- Directed by: Leslie S. Hiscott
- Written by: Michael Barringer
- Produced by: Herbert Smith
- Starring: Henry Kendall Betty Astell Francis L. Sullivan
- Cinematography: Alex Bryce
- Production company: British Lion
- Distributed by: Fox Film
- Release date: June 1933;
- Running time: 44 minutes
- Country: United Kingdom
- Language: English

= The Stickpin =

The Stickpin is a 1933 British crime film directed by Leslie S. Hiscott and starring Henry Kendall, Betty Astell and Francis L. Sullivan. It was made as a quota quickie at Beaconsfield Studios with sets were designed by Norman G. Arnold.

== Preservation status ==
The British Film Institute National Archive holds a collection of ephemera and stills but no film or video materials.

==Premise==
A man is framed for killing the blackmailer of his friend's wife.

==Cast==
- Henry Kendall as Paul Rayner
- Betty Astell as Eve Marshall
- Francis L. Sullivan as Jacob Volke
- Lawrence Anderson as Tom Marshall
- Henry Caine as Dixon
- F. Pope-Stamper as Simms

== Reception ==
Kine Weekly wrote: "Unpretentious British film of convenient length and good quality.
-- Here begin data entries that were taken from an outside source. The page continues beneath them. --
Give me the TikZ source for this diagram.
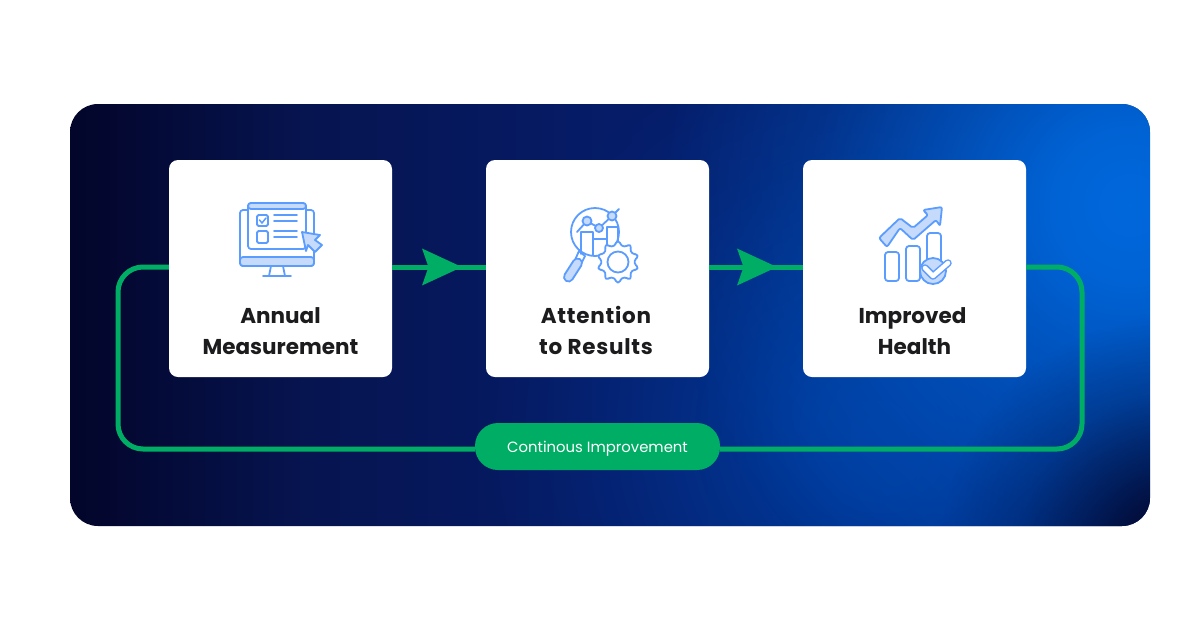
\documentclass[tikz,border=0pt]{standalone}
\usepackage{fontspec}
\setmainfont{Poppins}
\usetikzlibrary{arrows.meta,fadings}
\definecolor{grn}{HTML}{00AD65}
\definecolor{ico}{HTML}{5B9DFF}
\definecolor{icol}{HTML}{C6DAFC}
\definecolor{ink}{HTML}{1C1C1E}
\definecolor{bga}{HTML}{03052A}
\definecolor{bgb}{HTML}{061450}
\definecolor{bgc}{HTML}{061C68}
\definecolor{bgd}{HTML}{05206E}
\definecolor{bge}{HTML}{04297F}
\definecolor{glow}{HTML}{0068DC}
\definecolor{glowb}{HTML}{003C9E}
\definecolor{dark}{HTML}{02052A}
\pgfdeclarehorizontalshading{bgh}{100bp}{color(0bp)=(bga); color(25bp)=(bga); color(36bp)=(bgb); color(50bp)=(bgc); color(62bp)=(bgd); color(75bp)=(bge); color(100bp)=(bge)}
\pgfdeclareradialshading{softshade}{\pgfpoint{0bp}{0bp}}{color(0bp)=(transparent!0); color(4bp)=(transparent!8); color(10bp)=(transparent!42); color(17bp)=(transparent!78); color(25bp)=(transparent!100); color(50bp)=(transparent!100)}
\pgfdeclarefading{softglow}{\pgfuseshading{softshade}}
\tikzset{
  x=1pt,y=-1pt,
  card/.style={fill=white,rounded corners=9pt,minimum width=223pt,minimum height=217pt,inner sep=0pt},
  cardtext/.style={font=\fontsize{21.5}{31}\selectfont\bfseries,text=ink,align=center,inner sep=0pt},
  flow/.style={draw=grn,line width=5pt},
  flowtip/.style={flow,-{Stealth[length=39.5pt,width=36pt,inset=6pt]}},
  pill/.style={fill=grn,rounded corners=23pt,minimum width=245pt,minimum height=47pt,inner sep=0pt,text=white,text height=12pt,text depth=0pt,font=\fontsize{14.85}{18}\selectfont},
  ln/.style={draw=ico,line width=1.8pt,line join=round,line cap=round},
  lnw/.style={ln,fill=white},
  lnl/.style={ln,fill=icol}
}
\begin{document}
\begin{tikzpicture}
\useasboundingbox (0,0) rectangle (1200,630);
\fill[white] (0,0) rectangle (1200,630);
% panel
\begin{scope}
\clip[rounded corners=28pt] (70,104) rectangle (1150,526);
\shade[shading=bgh] (70,104) rectangle (1150,526);
\fill[glowb,path fading=softglow] (880,430) circle[radius=400];
\fill[glow,path fading=softglow] (1130,205) circle[radius=470];
\fill[dark,path fading=softglow] (1180,555) circle[radius=240];
\end{scope}
% nodes
\node[card] (a) at (280.5,268.5) {};
\node[card] (b) at (597.5,268.5) {};
\node[card] (c) at (914.5,268.5) {};
\node[cardtext] (ta) at (280.5,331) {Annual\\Measurement};
\node[cardtext,font=\fontsize{21.5}{31}\selectfont\bfseries\addfontfeature{LetterSpace=3.5}] (tb) at (596,330) {Attention\\to Results};
\node[cardtext] (tc) at (912.5,331) {Improved\\\hspace*{4pt}Health};
\node[pill] (p) at (597.5,446.5) {Continous Improvement};
\coordinate (t1) at (462,267);
\coordinate (t2) at (777,267);
\coordinate (lc) at (118,449);
\coordinate (rc) at (1082,449);
% connectors
\draw[flow] (a.east |- t1) -- (b.west |- t1);
\draw[flowtip] (a.east |- t1) -- (t1);
\draw[flow] (b.east |- t2) -- (c.west |- t2);
\draw[flowtip] (b.east |- t2) -- (t2);
\draw[flow,rounded corners=25pt] (c.east |- t1) -- (rc |- t1) -- (rc) -- (p.east |- rc);
\draw[flow,rounded corners=25pt] (p.west |- lc) -- (lc) -- (lc |- t1) -- (a.west |- t1);
% icon 1
\draw[ln,fill=white,rounded corners=3pt] (240,210) rectangle (314,266);
\draw[lnl,rounded corners=3pt] (240,257) -- (240,266) -- (314,266) -- (314,257) -- cycle;
\draw[lnw] (269,276) -- (271,266) -- (283,266) -- (285,276);
\draw[ln] (263,276) -- (291,276);
\draw[lnw,rounded corners=3pt] (248,203) rectangle (306,249);
\draw[lnl,rounded corners=3pt] (248,209) -- (248,203) -- (306,203) -- (306,209) -- cycle;
\draw[lnw,rounded corners=1.5pt] (257,215) rectangle (268,226);
\draw[lnw,rounded corners=1.5pt] (257,231) rectangle (268,243);
\draw[ln,line width=1.5pt] (259.5,220) -- (262,223) -- (266,218);
\draw[ln] (274,215) -- (297,215) (274,221) -- (297,221) (274,231) -- (297,231) (274,237) -- (297,237);
\draw[lnl] (302,232) -- (320,235) -- (315,240) -- (322,245) -- (315,252) -- (308,245) -- (306,251) -- cycle;
% icon 2
\draw[lnw] (579,251) -- (585,256) -- (581,264) -- (575,260) -- cycle;
\draw[draw=ico,line width=11pt,line cap=round] (568.5,277) -- (577.5,263);
\draw[draw=icol,line width=7pt,line cap=round] (568.5,277) -- (577.5,263);
\draw[lnw] (595,232) circle[radius=24];
\draw[ln] (581,254) -- (581,232) -- (593,232) -- (593,255);
\draw[ln] (593,239) -- (607,239);
\draw[ln] (607,251) -- (607,227) -- (618,227) -- (618,243);
\draw[ln] (577,232) -- (587,221) -- (599,228) -- (612,216) -- (619,209);
\draw[lnl] (587,221) circle[radius=4.5];
\draw[lnl] (599,228) circle[radius=4];
\draw[lnl] (612,216) circle[radius=4.5];
\begin{scope}[shift={(618,262)}]
\draw[lnw,rounded corners=1.5pt] (9:17) \foreach \g in {0,36,...,324}{ -- ({\g+9}:17) -- ({\g+13}:20.5) -- ({\g+23}:20.5) -- ({\g+27}:17) } -- cycle;
\draw[ln] (0,0) circle[radius=10.5];
\end{scope}
% icon 3
\draw[ln,rounded corners=3pt] (885,281) rectangle (899,252);
\draw[ln,rounded corners=3pt] (906,281) rectangle (920,246);
\draw[ln,rounded corners=3pt] (927,262) -- (927,233) -- (941,233) -- (941,262);
\draw[lnl,rounded corners=2pt] (879,238) -- (900,218) -- (913,228) -- (928,215) -- (923,210) -- (942,207) -- (940,226) -- (936,220) -- (913,240) -- (900,228) -- (887,247) -- cycle;
\draw[lnl] (933,271) circle[radius=13];
\draw[draw=ico,line width=7.5pt,line cap=round,line join=round] (925,268) -- (933,276) -- (948,263);
\draw[draw=white,line width=4.5pt,line cap=round,line join=round] (925,268) -- (933,276) -- (948,263);
\end{tikzpicture}
\end{document}
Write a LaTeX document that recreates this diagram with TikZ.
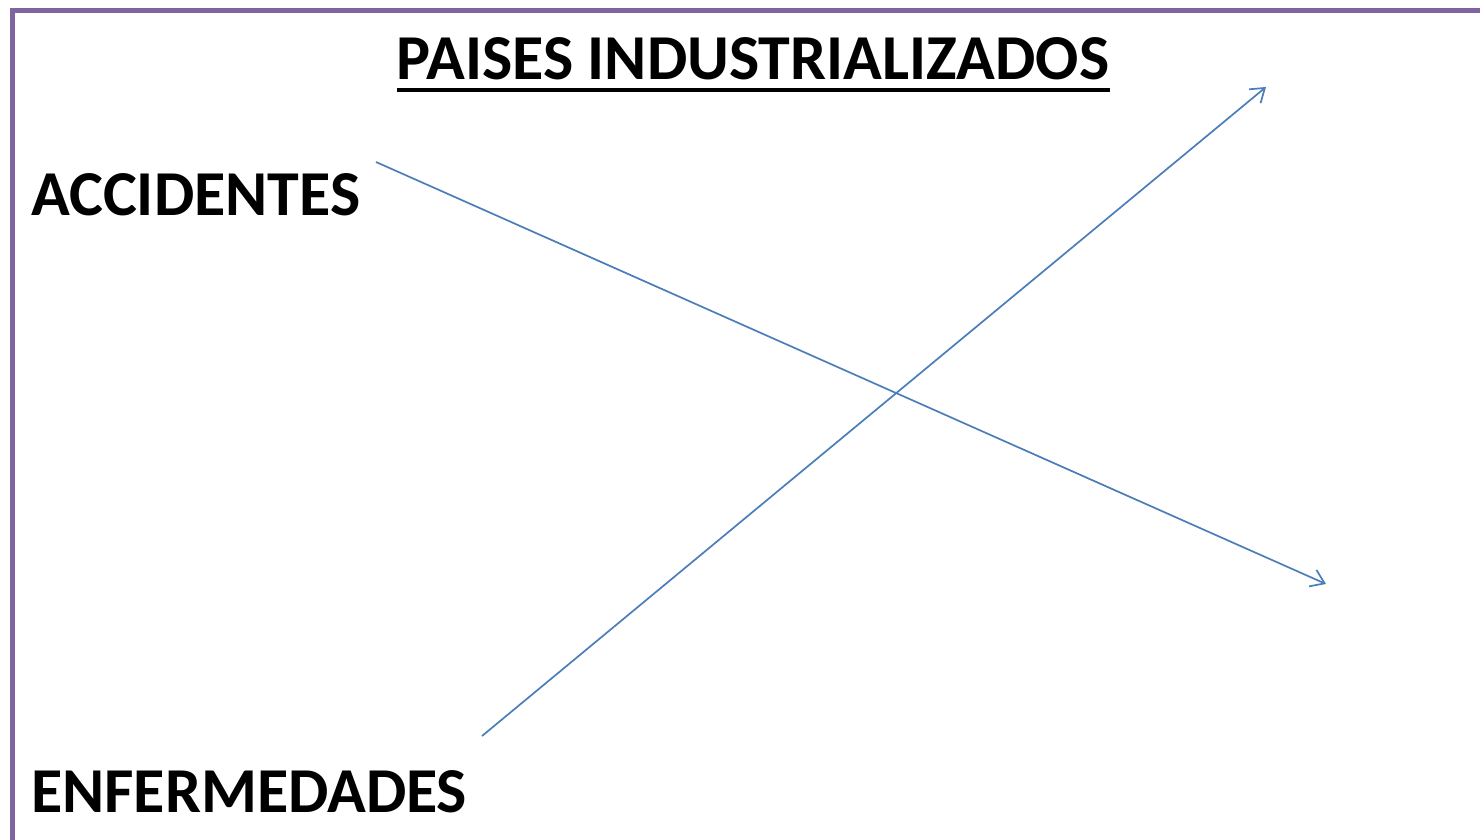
\documentclass[tikz,border=0pt]{standalone}
\usepackage{fontspec}
\setmainfont{Carlito}
\usetikzlibrary{arrows.meta}
\definecolor{frame}{HTML}{8064A2}
\definecolor{lineblue}{HTML}{4A7EBB}
\tikzset{
  lbl/.style={font=\fontsize{64}{64}\selectfont\bfseries, inner sep=0pt, anchor=base west},
  conn/.style={draw=lineblue, line width=1.7pt, -{Straight Barb[length=13pt,width=18pt,line width=1.7pt]}}
}
\begin{document}
\begin{tikzpicture}[x=1pt,y=-1pt]
\useasboundingbox (0,0) rectangle (1480,840);
\fill[white] (0,0) rectangle (1480,840);
\draw[frame, line width=5pt] (12.5,842) -- (12.5,10.5) -- (1482,10.5);
\node[lbl, anchor=base, inner sep=0pt] (title) at (753,80) {PAISES INDUSTRIALIZADOS};
\draw[line width=4pt] (397,90) -- (1110,90);
\node[lbl] (acc) at (31,215) {ACCIDENTES};
\node[lbl] (enf) at (31,812) {ENFERMEDADES};
\coordinate (a1) at (376,162);
\coordinate (a2) at (1326,584);
\coordinate (b1) at (482,736);
\coordinate (b2) at (1266,87);
\draw[conn] (a1) -- (a2);
\draw[conn] (b1) -- (b2);
\end{tikzpicture}
\end{document}
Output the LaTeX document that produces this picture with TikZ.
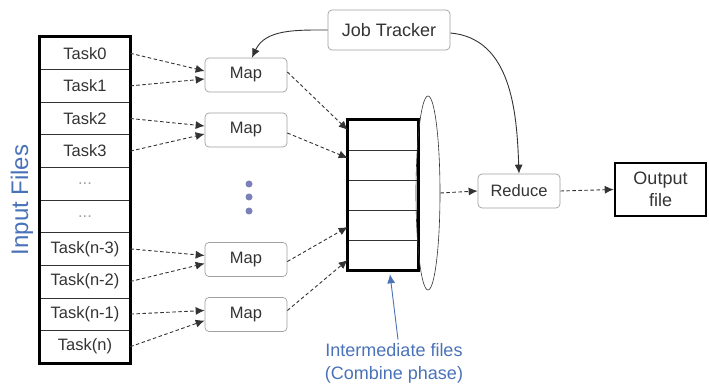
\documentclass[tikz,border=0pt]{standalone}
\usepackage{fontspec}
\setmainfont{Liberation Sans}
\usetikzlibrary{arrows.meta,positioning,shapes.geometric}

\definecolor{blu}{HTML}{4A72B8}
\definecolor{puntini}{HTML}{7B80B8}
\definecolor{bordo}{HTML}{A0A0A0}
\definecolor{testo}{HTML}{333333}

\tikzset{
	cella/.style={draw=testo,line width=0.6pt,minimum width=90pt,minimum height=32.6pt,inner sep=0pt,font=\fontsize{16.5}{18}\selectfont,text=testo},
	casella/.style={draw=testo,line width=0.6pt,minimum width=70pt,minimum height=30pt,inner sep=0pt},
	proc/.style={draw=bordo,rounded corners=4pt,line width=0.7pt,minimum width=82pt,minimum height=34pt,inner sep=0pt,font=\fontsize{16.5}{18}\selectfont,text=testo},
	freccia/.style={-{Latex[length=9pt,width=8pt]},testo,line width=0.9pt},
	tratt/.style={freccia,dash pattern=on 3.5pt off 2.5pt},
}

\begin{document}
\begin{tikzpicture}[x=1pt,y=-1pt]
	\useasboundingbox (0,0) rectangle (709,387);

	% colonna dei file di input
	\foreach \lab [count=\i from 0] in {Task0,Task1,Task2,Task3,\textcolor{bordo}{...},\textcolor{bordo}{...},Task(n-3),Task(n-2),Task(n-1),Task(n)}
		\node [cella] (t\i) at (85,{53.3+32.6*\i}) {\lab};
	\draw [line width=2.6pt,black] (t0.north west) rectangle (t9.south east);
	\node [rotate=90,text=blu,font=\fontsize{24}{26}\selectfont] (inp) at (22,200) {Input Files};

	\node [proc] (map1) at (246,75) {Map};
	\node [proc] (map2) at (246,130) {Map};
	\node [proc] (map3) at (246,259.5) {Map};
	\node [proc] (map4) at (246,314.5) {Map};
	\foreach \y in {184,197,211}
		\fill [puntini] (249,\y) circle (3.5pt);

	\node [proc,minimum width=122pt,minimum height=40pt,font=\fontsize{18}{20}\selectfont] (jt) at (389,30) {Job Tracker};

	% file intermedi
	\foreach \i in {0,...,4}
		\node [casella] (c\i) at (383,{135+30*\i}) {};
	\draw [line width=2.6pt,black] (c0.north west) rectangle (c4.south east);
	\node [ellipse,draw=testo,line width=0.6pt,minimum width=24pt,minimum height=194pt,inner sep=0pt] (comb) at (428,193) {};
	\node [text=blu,align=center,font=\fontsize{18}{23}\selectfont] (lab) at (394,363) {Intermediate files\\(Combine phase)};

	\node [proc] (red) at (519,191) {Reduce};
	\node [draw=black,line width=2.6pt,minimum width=91pt,minimum height=53pt,inner sep=0pt,align=center,text=testo,font=\fontsize{18}{22}\selectfont] (out) at (660.5,189.5) {Output\\file};

	% frecce
	\draw [tratt] (t0.east) -- ([yshift=4pt]map1.west);
	\draw [tratt] (t1.east) -- ([yshift=-4pt]map1.west);
	\draw [tratt] (t2.east) -- ([yshift=4pt]map2.west);
	\draw [tratt] (t3.east) -- ([yshift=-4pt]map2.west);
	\draw [tratt] (t6.east) -- ([yshift=4pt]map3.west);
	\draw [tratt] (t7.east) -- ([yshift=-4pt]map3.west);
	\draw [tratt] (t8.east) -- ([yshift=4pt]map4.west);
	\draw [tratt] (t9.east) -- ([yshift=-6pt]map4.west);

	\draw [tratt] ([yshift=3pt]map1.east) -- ([yshift=5pt]c0.west);
	\draw [tratt] ([yshift=-3pt]map2.east) -- ([yshift=7pt]c1.west);
	\draw [tratt] ([yshift=-2pt]map3.east) -- ([yshift=-2pt]c3.west);
	\draw [tratt] ([yshift=4pt]map4.east) -- ([yshift=-5pt]c4.west);

	\draw [freccia] (jt.west) to[out=180,in=65] ([xshift=6pt]map1.north);
	\draw [freccia] ([yshift=-3pt]jt.east) to[out=-5,in=92] (red.north);

	\draw [tratt] (comb.east) -- (red.west);
	\draw [tratt] (red.east) -- (out.west);
	\draw [-{Latex[length=9pt,width=8pt]},blu,line width=0.9pt] ([xshift=4pt]lab.north) -- ([xshift=7pt,yshift=-4pt]c4.south);
\end{tikzpicture}
\end{document}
The story displays invention, and its possibilities are seized by the strong cast which brings suspense and surprise to the situations. ... The story is quite ingenious, and it unfolds with straightforward conviction."

The Daily Film Renter wrote: "Competently produced short feature, distinguished by good acting and faithfully drawn settings. Clever twist provides dramatic conclusion with touch of whimsical humour. Photography and recording reach high standard, and direction keeps story moving briskly. Good supporting feature for most theatres."